Arguably the best thing here is “Radio”. Post punk, you’d have found me at a school disco in the 1980s with this type of synth driven energy, pretending some girl or other liked me. It is quite brilliant and the way it finds itself a hook to explode into is quite something.

Of course they follow this up with something that takes another left turn in “Jump Out The Window”, but this is not a record that is going to follow a path. It knows the best fun happens when you explore. And my, this does that. “Catch You On The Other Side” is a beautiful piano ballad, Elton John would have sold millions with this in the 70s.

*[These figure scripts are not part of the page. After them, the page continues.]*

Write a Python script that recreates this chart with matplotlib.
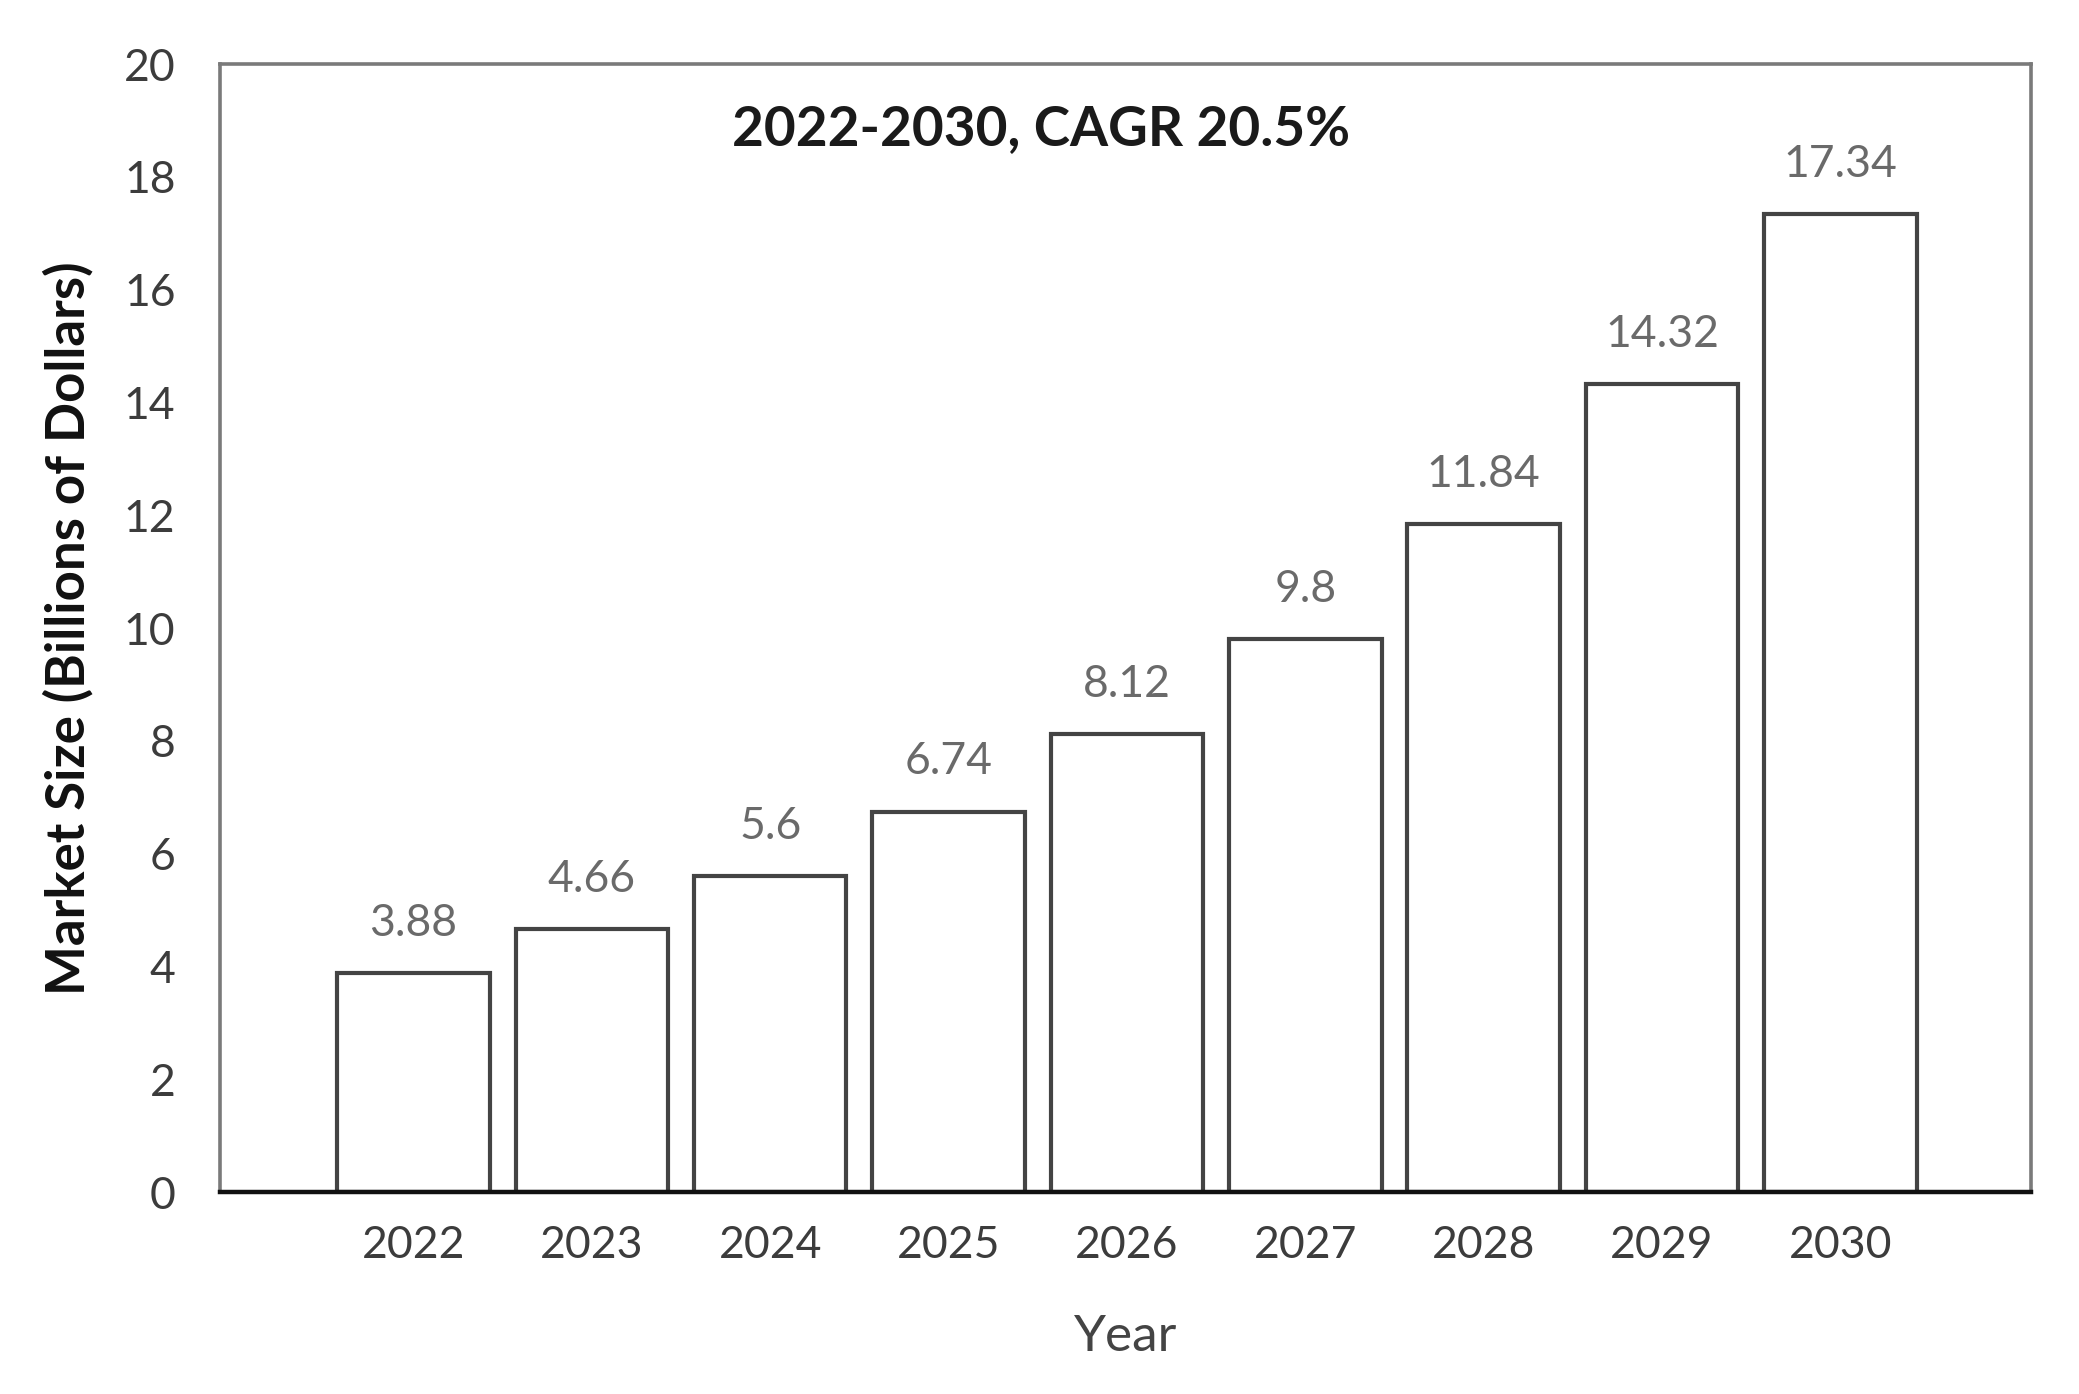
import matplotlib
matplotlib.use("Agg")
import matplotlib.pyplot as plt

years = ["2022", "2023", "2024", "2025", "2026", "2027", "2028", "2029", "2030"]
values = [3.88, 4.66, 5.6, 6.74, 8.12, 9.8, 11.84, 14.32, 17.34]
value_labels = ["3.88", "4.66", "5.6", "6.74", "8.12", "9.8", "11.84", "14.32", "17.34"]
y_ticks = [0, 2, 4, 6, 8, 10, 12, 14, 16, 18, 20]
title_text = "2022-2030, CAGR 20.5%"

plt.rcParams['font.family'] = ['Lato', 'DejaVu Sans']

fig = plt.figure(figsize=(20.79, 13.94), dpi=100)
ax = fig.add_axes([0.1058, 0.1449, 0.977 - 0.1058, 0.954 - 0.1449])

x = list(range(len(years)))
ax.bar(x, values, width=0.855, color="white", edgecolor="#444444", linewidth=3.0, zorder=2)

for xi, v, lab in zip(x, values, value_labels):
    ax.annotate(lab, (xi, v), xytext=(0, 36), textcoords="offset points",
                ha="center", va="center", fontsize=32, color="#6a6a6a")

ax.set_xlim(-1.085, 9.07)
ax.set_ylim(0, 20)
ax.set_yticks(y_ticks)
ax.set_yticklabels([str(t) for t in y_ticks])
ax.set_xticks(x)
ax.set_xticklabels(years)
ax.tick_params(axis="both", length=0, labelsize=32, colors="#3c3c3c")
ax.tick_params(axis="y", pad=32)
ax.tick_params(axis="x", pad=24)

for s in ["left", "top", "right"]:
    ax.spines[s].set_color("#7a7a7a")
    ax.spines[s].set_linewidth(2.6)
ax.spines["bottom"].set_color("#111111")
ax.spines["bottom"].set_linewidth(3.2)

ax.text(3.52, 18.85, title_text, ha="center", va="center", fontsize=39.5,
        fontweight="bold", color="#1a1a1a")

ax.set_ylabel("Market Size (Billions of Dollars)", fontsize=38, color="#111111",
              fontweight="bold", labelpad=22)
ax.set_xlabel("Year", fontsize=37, color="#444444", labelpad=34)

fig.savefig("out.png", dpi=100, facecolor="white")
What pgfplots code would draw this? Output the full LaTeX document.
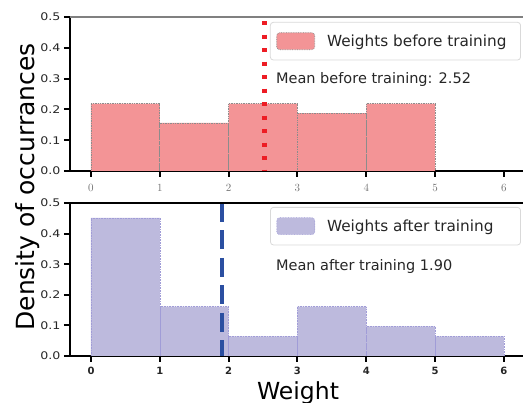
\documentclass[border=0pt]{standalone}
\usepackage{pgfplots}
\pgfplotsset{compat=1.18}
\usepackage{fontspec}
\setmainfont{DejaVu Sans}
\newfontfamily\tickfont[FakeStretch=1.2]{DejaVu Sans}
\newfontfamily\lmserif{lmroman10-regular.otf}
\definecolor{topfill}{RGB}{243,148,150}
\definecolor{botfill}{RGB}{189,186,221}
\definecolor{botedge}{RGB}{160,156,215}
\definecolor{meanred}{RGB}{237,28,36}
\definecolor{meanblue}{RGB}{43,79,161}
\begin{document}
\begin{tikzpicture}
\useasboundingbox (0,0) rectangle (523pt,403pt);
\pgfplotsset{
  common/.style={
    scale only axis, width=454.6pt, anchor=south west,
    xmin=-0.305, xmax=6.3, ymin=0, ymax=0.5,
    axis x line*=bottom, axis y line*=left,
    axis line style={-, line width=1.5pt, black},
    tick align=outside, major tick length=6pt,
    tick style={line width=2pt, black},
    xtick={0,1,2,3,4,5,6},
    ytick={0,0.1,0.2,0.3,0.4,0.5},
    yticklabels={0.0,0.1,0.2,0.3,0.4,0.5},
    yticklabel style={font=\tickfont\fontsize{10.5}{12}\selectfont, text=black!85},
    legend cell align=left,
  },
  leg/.style={
    draw=black!15, line width=0.8pt, rounded corners=3pt,
    font=\fontsize{15.3}{18}\selectfont, text=black!85, inner xsep=6pt, inner ysep=10pt},
}
\begin{axis}[common, at={(70pt,232pt)}, height=154pt,
  xticklabels={0,1,2,3,4,5,6},
  xticklabel style={font=\lmserif\fontsize{11}{12}\selectfont, text=black!55, yshift=-4pt},
  legend style={leg, at={(rel axis cs:0.992,0.968)}, anchor=north east},
]
\addplot[ybar interval, fill=topfill, draw=black!45, densely dotted, line width=0.7pt,
  legend image code/.code={\draw[fill=topfill, draw=black!45, densely dotted, line width=0.7pt] (0pt,-8.5pt) rectangle (38pt,8.5pt); \path (48pt,0pt);}]
  coordinates {(0,0.21875)(1,0.15625)(2,0.21875)(3,0.1875)(4,0.21875)(5,0.21875)};
\addlegendentry{Weights before training\rule{6pt}{0pt}}
\addplot[meanred, line width=5pt, dash pattern=on 4.2pt off 9.3pt, dash phase=9.3pt, forget plot]
  coordinates {(2.52,0.5)(2.52,0)};
\draw[black!50, line width=1.5pt] (rel axis cs:0,1) -- (rel axis cs:1,1);
\node[anchor=west, inner sep=0pt, font=\fontsize{14.5}{17}\selectfont, text=black!85]
  at (rel axis cs:0.453,0.591) {Mean before training: 2.52};
\end{axis}
\begin{axis}[common, at={(70pt,47pt)}, height=153pt,
  xticklabels={0,1,2,3,4,5,6},
  xticklabel style={font=\bfseries\fontsize{10}{12}\selectfont, text=black!85, yshift=-2pt},
  legend style={leg, at={(rel axis cs:0.992,0.974)}, anchor=north east},
]
\addplot[ybar interval, fill=botfill, draw=botedge, densely dotted, line width=0.6pt,
  legend image code/.code={\draw[fill=botfill, draw=botedge, densely dotted, line width=0.6pt] (0pt,-8.5pt) rectangle (38pt,8.5pt); \path (48pt,0pt);}]
  coordinates {(0,0.4516)(1,0.1613)(2,0.0645)(3,0.1613)(4,0.0968)(5,0.0645)(6,0.0645)};
\addlegendentry{Weights after training\rule{19pt}{0pt}}
\addplot[meanblue, line width=4.5pt, dash pattern=on 19pt off 8.5pt, forget plot]
  coordinates {(1.90,0.5)(1.90,0)};
\draw[black, line width=1.5pt] (rel axis cs:0,1) -- (rel axis cs:1,1);
\node[anchor=west, inner sep=0pt, font=\fontsize{14.5}{17}\selectfont, text=black!85]
  at (rel axis cs:0.453,0.588) {Mean after training 1.90};
\end{axis}
\node[rotate=90, font=\fontsize{25}{30}\selectfont] at (28pt,216pt) {Density of occurrances};
\node[anchor=base, inner sep=0pt, font=\fontsize{23.5}{28}\selectfont] at (298pt,3pt) {Weight};
\end{tikzpicture}
\end{document}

It’s opening verse lays it bare: “Where did I go wrong I don’t know/Maybe I reacted on insecurities/Maybe my daddy’s to blame I don’t know. “ The emotions here are real. That’s why its so good.

“Fucked Up Day” is terrifying in its dystopia. Somewhere between “Something In The Way” era Nirvana, Billie Eilish, and Yes and there’s a xylophone (which always scares the shit out of me) and if what you are thinking is “I’ll tell you what this needs, it requires a recipe to make Moonshine and a Southern rocker that’s like Black Stone Cherry playing punk” then “Moonshiners Run” got you covered.

“Sometimes Y” is incredible – in any sense of the word – but it’s also one of 2022’s most innovative records. It’s what happens when two gifted artists, simply pose the question: “Y not.”